Das "Blutorgel"-Manifest

Im Juni 1962 ließen sich Adolf Frohner, Otto Mühl und Hermann Nitsch drei Tage lang in einem Kelleratelier zwecks Schaffung einer neuen Art von Kunst einmauern. Im dazu verfassten Manifest, der Blutorgel, reden die drei von einer "schrankenlosen Enthemmung", die aber als "dreitägige Exerzitien" gerade als Reinigung gedacht ist, als "Befreiung von aller Brunst, als Transponierung derselben in Blech und Schrott", um höchst anspruchsvoll zu enden: "Die ganze Materie des Kosmos wollen wir verwandeln."

Frohner hielt es allerdings nicht lange bei den Aktionisten, er wollte keine Reaktionen provozieren, die er nicht steuern konnte. Er zog sich lieber in sein Atelier zurück, um dort für sich aktionistisch zu arbeiten und nur die Produkte der Öffentlichkeit vorzustellen.
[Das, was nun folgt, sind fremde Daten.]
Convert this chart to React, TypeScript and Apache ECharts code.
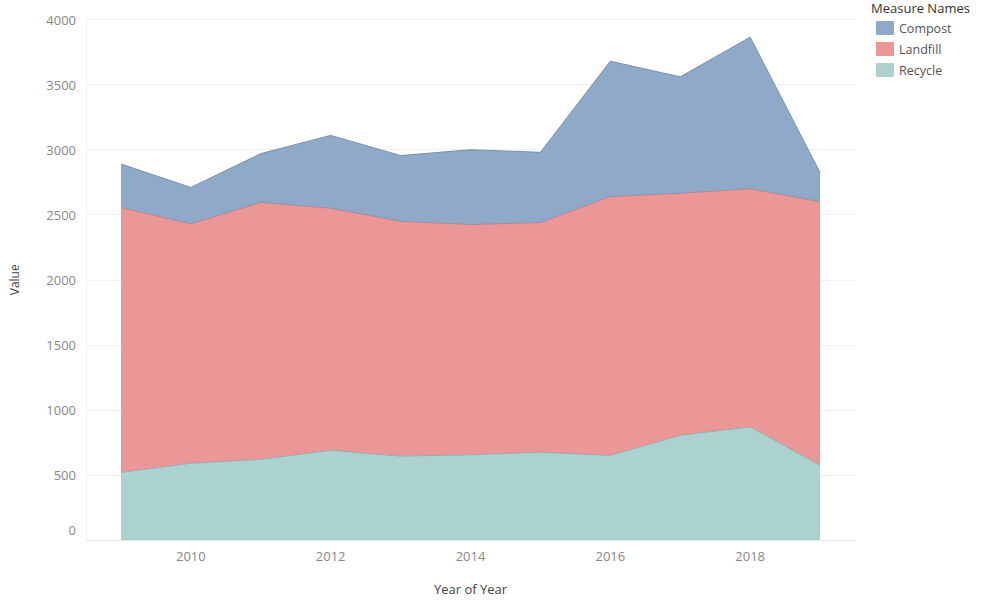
import React, { useEffect, useRef } from "react";
import * as echarts from "echarts";

const years = ["2009", "2010", "2011", "2012", "2013", "2014", "2015", "2016", "2017", "2018", "2019"];
const recycle = [520, 590, 620, 690, 645, 655, 675, 650, 805, 870, 575];
const landfill = [2035, 1840, 1975, 1860, 1805, 1770, 1765, 1990, 1860, 1830, 2025];
const compost = [335, 280, 375, 560, 505, 575, 540, 1040, 895, 1165, 225];
const legendNames = ["Compost", "Landfill", "Recycle"];

const FONT = "'Open Sans', Lato, sans-serif";

export default function App() {
  const ref = useRef<HTMLDivElement>(null);
  useEffect(() => {
    if (!ref.current) return;
    const chart = echarts.init(ref.current, null, { renderer: "svg" });
    const mk = (name: string, data: number[], fill: string, line: string) => ({
      name,
      type: "line",
      stack: "total",
      data,
      symbol: "none",
      lineStyle: { width: 1, color: line },
      itemStyle: { color: fill },
      areaStyle: { color: fill, opacity: 1 },
    });
    chart.setOption({
      animation: false,
      backgroundColor: "#ffffff",
      textStyle: { fontFamily: FONT },
      grid: { left: 85, right: 145, top: 19.6, bottom: 58 },
      title: {
        text: "Measure Names",
        left: 866,
        top: -4,
        textStyle: { fontSize: 13, fontWeight: "normal", color: "#333", fontFamily: FONT },
      },
      legend: {
        data: legendNames,
        orient: "vertical",
        left: 871,
        top: 16,
        icon: "rect",
        itemWidth: 18,
        itemHeight: 14,
        itemGap: 7,
        textStyle: { fontSize: 12.5, color: "#555", fontFamily: FONT },
      },
      xAxis: {
        type: "category",
        data: years,
        boundaryGap: true,
        name: "Year of Year",
        nameLocation: "middle",
        nameGap: 42,
        nameTextStyle: { fontSize: 13, color: "#444", fontFamily: FONT },
        axisLine: { show: true, lineStyle: { color: "#e8e8e8" } },
        axisTick: { show: false },
        axisLabel: {
          color: "#888",
          fontSize: 13,
          margin: 9,
          interval: (i: number) => i % 2 === 1,
        },
        splitLine: { show: false },
      },
      yAxis: {
        type: "value",
        min: 0,
        max: 4000,
        interval: 500,
        name: "Value",
        nameLocation: "middle",
        nameGap: 66,
        nameTextStyle: { fontSize: 12, color: "#444", fontFamily: FONT },
        axisLine: { show: true, lineStyle: { color: "#f0f0f0" } },
        axisTick: { show: false },
        axisLabel: {
          color: "#888",
          fontSize: 13,
          margin: 10,
          formatter: (v: number) => (v === 0 ? "{z|0}" : String(v)),
          rich: { z: { color: "#888", fontSize: 13, fontFamily: FONT, padding: [0, 0, 20, 0] } },
        },
        splitLine: { show: true, lineStyle: { color: "#f0f0f0" } },
      },
      series: [
        mk("Recycle", recycle, "#acd2cf", "#9aa7b3"),
        mk("Landfill", landfill, "#eb9797", "#a88797"),
        mk("Compost", compost, "#8eaac8", "#7a8fac"),
      ],
    });
    return () => chart.dispose();
  }, []);
  return <div ref={ref} style={{ width: 1000, height: 600, position: "absolute", left: 0, top: 0 }} />;
}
Seit damals erzählen seine Arbeiten, seien es aufgerissene Matratzen oder die gefesselten Frauendarstellungen, von der Brutalität und Grausamkeit unserer Zivilisation. Der künstlerische Blick auf die Wirklichkeit deckt die fein kaschierten Machtmechanismen der Wirtschaftwunderwelt auf und stellt sie in unverblümter Härte öffentlich zur Schau.

Aber der Schöpfer dieser Werke ist kein verbitterter Melancholiker, ganz im Gegenteil, seine Lebensfreude zeigt sich nicht zuletzt in seinem Humor. Wie ein moderner lieber Augustin stimmt er in der zeitgenössischen Pestgrube rotgetönte Melodien an, um sich und andere eine Leiter aus derselben anzubieten.

Den Ausweg zeigt seine Kunst, die die menschliche Unvollkommenheit unmittelbar ins Bild setzt, auf vollkommener Stufe. Der Störenfried war über 30 Jahre lang Professor an der Hochschule für angewandte Kunst, erhielt das Ehrenkreuz für Wissenschaft und Kunst, und wenige Tage vor seinem Tod erfolgte der Spatenstich zum Frohner-Forum in Krems-Stein, einem Kulturzentrum, das hauptsächlich sein Werk zeigen wird.